▸ REQUIRED WORK: Leave out any picture and return the remaining listing below exactly as given.
..............................
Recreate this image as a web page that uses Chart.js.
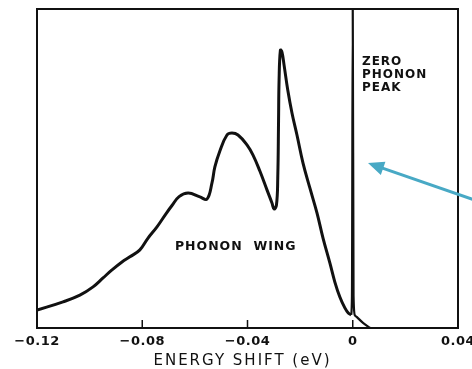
<!DOCTYPE html>
<html>
<head>
<meta charset="utf-8">
<script src="https://cdn.jsdelivr.net/npm/chart.js@4"></script>
<style>
  html, body { margin: 0; padding: 0; background: #fff; overflow: hidden; }
  #wrap { width: 472px; height: 369px; }
</style>
</head>
<body>
<div id="wrap"><canvas id="spectrum"></canvas></div>
<script>
// phonon wing: energy shift (eV) and intensity (0-100 = box height)
const wingEnergy = [
  -0.1200, -0.1101, -0.1037, -0.0987, -0.0949, -0.0915, -0.0877, -0.0847, -0.0809, -0.0778,
  -0.0744, -0.0710, -0.0687, -0.0660, -0.0625, -0.0581, -0.0554, -0.0535, -0.0524, -0.0505,
  -0.0478, -0.0459, -0.0436, -0.0402, -0.0379, -0.0353, -0.0326, -0.0307, -0.0299, -0.0290,
  -0.0285, -0.0282, -0.0280, -0.0275, -0.0269, -0.0261, -0.0247, -0.0231, -0.0212, -0.0189,
  -0.0163, -0.0136, -0.0113, -0.0087, -0.0068, -0.0049, -0.0030, -0.0017, -0.0006
];
const wingIntensity = [
  5.6, 8.2, 10.3, 12.9, 15.7, 18.2, 20.7, 22.3, 24.5, 28.2,
  31.7, 35.8, 38.4, 41.2, 42.3, 41.1, 40.4, 45.5, 50.5, 55.5,
  60.5, 61.1, 60.5, 57.4, 54.2, 49.2, 43.3, 39.2, 37.3, 38.5,
  47.0, 65.0, 77.7, 87.1, 86.5, 82.4, 74.6, 67.4, 60.5, 51.7,
  43.9, 36.1, 28.2, 20.4, 14.4, 9.7, 6.3, 4.7, 4.1
];
// zero phonon line and its tail
const zplEnergy = [-0.0006, -0.0003, 0.0000, 0.0003, 0.0008, 0.0016, 0.0039, 0.0066];
const zplIntensity = [4.1, 10, 100, 10, 4.0, 3.4, 1.6, 0];

const tickValues = [-0.12, -0.08, -0.04, 0, 0.04];
const tickLabels = ['\u22120.12', '\u22120.08', '\u22120.04', '0', '0.04'];

const toPoints = (xs, ys) => xs.map((e, i) => ({ x: e, y: ys[i] }));

// box frame, inward ticks, labels, annotations and arrow
const framePlugin = {
  id: 'frame',
  afterDraw(chart) {
    const { ctx, chartArea: a, scales: { x, y } } = chart;
    ctx.save();
    ctx.strokeStyle = '#111';
    ctx.lineWidth = 2;
    ctx.strokeRect(a.left, a.top, a.right - a.left, a.bottom - a.top);

    ctx.fillStyle = '#111';
    ctx.textBaseline = 'middle';
    ctx.textAlign = 'center';
    ctx.font = 'bold 13px "DejaVu Sans"';
    ctx.letterSpacing = '0.5px';
    ctx.lineWidth = 1.5;
    tickValues.forEach((v, i) => {
      const px = x.getPixelForValue(v);
      ctx.beginPath();
      ctx.moveTo(px, a.bottom);
      ctx.lineTo(px, a.bottom - 8);
      ctx.stroke();
      ctx.fillText(tickLabels[i], px, a.bottom + 14);
    });

    ctx.font = '15px "DejaVu Sans"';
    ctx.letterSpacing = '2px';
    ctx.fillText('ENERGY SHIFT (eV)', (a.left + a.right) / 2 - 5, a.bottom + 33);

    ctx.textAlign = 'left';
    ctx.font = 'bold 12px "DejaVu Sans"';
    ctx.letterSpacing = '1px';
    ['ZERO', 'PHONON', 'PEAK'].forEach((t, i) => {
      ctx.fillText(t, x.getPixelForValue(0.0035), y.getPixelForValue(83.4) + i * 13);
    });
    ctx.font = 'bold 12.5px "DejaVu Sans"';
    ctx.fillText('PHONON  WING', x.getPixelForValue(-0.0676), y.getPixelForValue(25.4));

    // blue arrow pointing at the zero phonon line
    const tx = x.getPixelForValue(0.0058), ty = y.getPixelForValue(51.7);
    const sx = x.getPixelForValue(0.0484), sy = y.getPixelForValue(39.5);
    const ang = Math.atan2(ty - sy, tx - sx);
    ctx.strokeStyle = '#48a9c5';
    ctx.fillStyle = '#48a9c5';
    ctx.lineWidth = 3;
    ctx.beginPath();
    ctx.moveTo(sx, sy);
    ctx.lineTo(tx - 10 * Math.cos(ang), ty - 10 * Math.sin(ang));
    ctx.stroke();
    ctx.beginPath();
    ctx.moveTo(tx, ty);
    ctx.lineTo(tx - 16 * Math.cos(ang) + 7 * Math.sin(ang), ty - 16 * Math.sin(ang) - 7 * Math.cos(ang));
    ctx.lineTo(tx - 16 * Math.cos(ang) - 7 * Math.sin(ang), ty - 16 * Math.sin(ang) + 7 * Math.cos(ang));
    ctx.closePath();
    ctx.fill();
    ctx.restore();
  }
};

new Chart(document.getElementById('spectrum'), {
  type: 'line',
  data: {
    datasets: [{
      data: toPoints(wingEnergy, wingIntensity),
      borderColor: '#111',
      borderWidth: 3,
      pointRadius: 0,
      fill: false,
      tension: 0.4
    }, {
      data: toPoints(zplEnergy, zplIntensity),
      borderColor: '#111',
      borderWidth: 2.2,
      pointRadius: 0,
      fill: false,
      cubicInterpolationMode: 'monotone'
    }]
  },
  options: {
    responsive: true,
    maintainAspectRatio: false,
    animation: false,
    layout: { padding: { left: 37, top: 9, right: 14, bottom: 41 } },
    plugins: { legend: { display: false }, tooltip: { enabled: false } },
    scales: {
      x: { type: 'linear', display: false, min: -0.12, max: 0.04 },
      y: { display: false, min: 0, max: 100 }
    }
  },
  plugins: [framePlugin]
});
</script>
</body>
</html>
..............................
▸ TASK ANSWER:
Recreate this image as a web page that uses Chart.js.
<!DOCTYPE html>
<html>
<head>
<meta charset="utf-8">
<script src="https://cdn.jsdelivr.net/npm/chart.js@4"></script>
<style>
  html, body { margin: 0; padding: 0; background: #fff; overflow: hidden; }
  #wrap { width: 472px; height: 369px; }
</style>
</head>
<body>
<div id="wrap"><canvas id="spectrum"></canvas></div>
<script>
// phonon wing: energy shift (eV) and intensity (0-100 = box height)
const wingEnergy = [
  -0.1200, -0.1101, -0.1037, -0.0987, -0.0949, -0.0915, -0.0877, -0.0847, -0.0809, -0.0778,
  -0.0744, -0.0710, -0.0687, -0.0660, -0.0625, -0.0581, -0.0554, -0.0535, -0.0524, -0.0505,
  -0.0478, -0.0459, -0.0436, -0.0402, -0.0379, -0.0353, -0.0326, -0.0307, -0.0299, -0.0290,
  -0.0285, -0.0282, -0.0280, -0.0275, -0.0269, -0.0261, -0.0247, -0.0231, -0.0212, -0.0189,
  -0.0163, -0.0136, -0.0113, -0.0087, -0.0068, -0.0049, -0.0030, -0.0017, -0.0006
];
const wingIntensity = [
  5.6, 8.2, 10.3, 12.9, 15.7, 18.2, 20.7, 22.3, 24.5, 28.2,
  31.7, 35.8, 38.4, 41.2, 42.3, 41.1, 40.4, 45.5, 50.5, 55.5,
  60.5, 61.1, 60.5, 57.4, 54.2, 49.2, 43.3, 39.2, 37.3, 38.5,
  47.0, 65.0, 77.7, 87.1, 86.5, 82.4, 74.6, 67.4, 60.5, 51.7,
  43.9, 36.1, 28.2, 20.4, 14.4, 9.7, 6.3, 4.7, 4.1
];
// zero phonon line and its tail
const zplEnergy = [-0.0006, -0.0003, 0.0000, 0.0003, 0.0008, 0.0016, 0.0039, 0.0066];
const zplIntensity = [4.1, 10, 100, 10, 4.0, 3.4, 1.6, 0];

const tickValues = [-0.12, -0.08, -0.04, 0, 0.04];
const tickLabels = ['\u22120.12', '\u22120.08', '\u22120.04', '0', '0.04'];

const toPoints = (xs, ys) => xs.map((e, i) => ({ x: e, y: ys[i] }));

// box frame, inward ticks, labels, annotations and arrow
const framePlugin = {
  id: 'frame',
  afterDraw(chart) {
    const { ctx, chartArea: a, scales: { x, y } } = chart;
    ctx.save();
    ctx.strokeStyle = '#111';
    ctx.lineWidth = 2;
    ctx.strokeRect(a.left, a.top, a.right - a.left, a.bottom - a.top);

    ctx.fillStyle = '#111';
    ctx.textBaseline = 'middle';
    ctx.textAlign = 'center';
    ctx.font = 'bold 13px "DejaVu Sans"';
    ctx.letterSpacing = '0.5px';
    ctx.lineWidth = 1.5;
    tickValues.forEach((v, i) => {
      const px = x.getPixelForValue(v);
      ctx.beginPath();
      ctx.moveTo(px, a.bottom);
      ctx.lineTo(px, a.bottom - 8);
      ctx.stroke();
      ctx.fillText(tickLabels[i], px, a.bottom + 14);
    });

    ctx.font = '15px "DejaVu Sans"';
    ctx.letterSpacing = '2px';
    ctx.fillText('ENERGY SHIFT (eV)', (a.left + a.right) / 2 - 5, a.bottom + 33);

    ctx.textAlign = 'left';
    ctx.font = 'bold 12px "DejaVu Sans"';
    ctx.letterSpacing = '1px';
    ['ZERO', 'PHONON', 'PEAK'].forEach((t, i) => {
      ctx.fillText(t, x.getPixelForValue(0.0035), y.getPixelForValue(83.4) + i * 13);
    });
    ctx.font = 'bold 12.5px "DejaVu Sans"';
    ctx.fillText('PHONON  WING', x.getPixelForValue(-0.0676), y.getPixelForValue(25.4));

    // blue arrow pointing at the zero phonon line
    const tx = x.getPixelForValue(0.0058), ty = y.getPixelForValue(51.7);
    const sx = x.getPixelForValue(0.0484), sy = y.getPixelForValue(39.5);
    const ang = Math.atan2(ty - sy, tx - sx);
    ctx.strokeStyle = '#48a9c5';
    ctx.fillStyle = '#48a9c5';
    ctx.lineWidth = 3;
    ctx.beginPath();
    ctx.moveTo(sx, sy);
    ctx.lineTo(tx - 10 * Math.cos(ang), ty - 10 * Math.sin(ang));
    ctx.stroke();
    ctx.beginPath();
    ctx.moveTo(tx, ty);
    ctx.lineTo(tx - 16 * Math.cos(ang) + 7 * Math.sin(ang), ty - 16 * Math.sin(ang) - 7 * Math.cos(ang));
    ctx.lineTo(tx - 16 * Math.cos(ang) - 7 * Math.sin(ang), ty - 16 * Math.sin(ang) + 7 * Math.cos(ang));
    ctx.closePath();
    ctx.fill();
    ctx.restore();
  }
};

new Chart(document.getElementById('spectrum'), {
  type: 'line',
  data: {
    datasets: [{
      data: toPoints(wingEnergy, wingIntensity),
      borderColor: '#111',
      borderWidth: 3,
      pointRadius: 0,
      fill: false,
      tension: 0.4
    }, {
      data: toPoints(zplEnergy, zplIntensity),
      borderColor: '#111',
      borderWidth: 2.2,
      pointRadius: 0,
      fill: false,
      cubicInterpolationMode: 'monotone'
    }]
  },
  options: {
    responsive: true,
    maintainAspectRatio: false,
    animation: false,
    layout: { padding: { left: 37, top: 9, right: 14, bottom: 41 } },
    plugins: { legend: { display: false }, tooltip: { enabled: false } },
    scales: {
      x: { type: 'linear', display: false, min: -0.12, max: 0.04 },
      y: { display: false, min: 0, max: 100 }
    }
  },
  plugins: [framePlugin]
});
</script>
</body>
</html>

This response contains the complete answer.